In contrast, General Mills represents a more defensive opportunity for investors seeking stability in the consumer staples sector. The company has experienced a 25% decline year-to-date, trading at a historically low 12x adjusted price-to-earnings ratio. Despite challenges in North American retail—where 58% of revenue originates—General Mills maintains a strong international presence, with organic growth of 4%. Management has guided for flat full-year FY2026 sales, while free cash flow remains robust.

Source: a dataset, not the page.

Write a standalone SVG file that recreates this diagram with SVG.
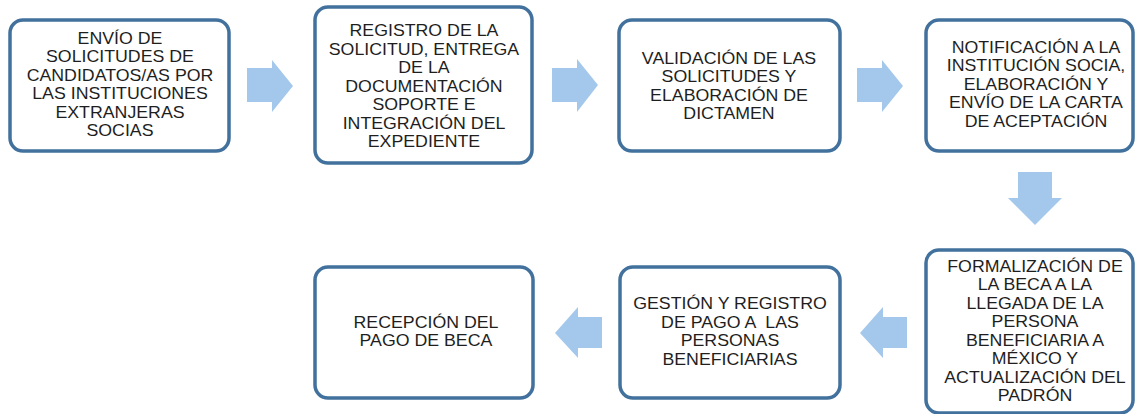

General Mills’ strong free cash flow allows it to maintain a historically high dividend yield of 5.2%, providing a buffer for investors concerned about market volatility. The company also recently completed the divestiture of its U.S. yogurt business for $1.8 billion, using the proceeds to reduce debt while continuing to navigate persistent headwinds in the domestic market. This combination of defensive revenue streams, high dividend yield, and low valuation makes General Mills a compelling candidate for investors looking to hedge against tech sector volatility.


Final Takeaway

The current environment underscores the importance of evaluating individual company fundamentals rather than relying solely on sector trends. Oracle demonstrates how strong revenue and earnings can be overshadowed by concerns over future guidance and sector-specific capital expenditures. Conversely, General Mills illustrates the value of defensive positioning, offering consistent cash flow and dividend income in a market where technology stocks face selective pressure due to concentrated customer exposure and macroeconomic uncertainties.

Investors may consider balancing portfolios between companies like Oracle, which provide growth opportunities tied to cloud and AI expansion, and defensive plays such as General Mills to manage risk in a mixed market. This approach highlights the benefit of analyzing company-specific metrics and outlooks amid broader market fluctuations.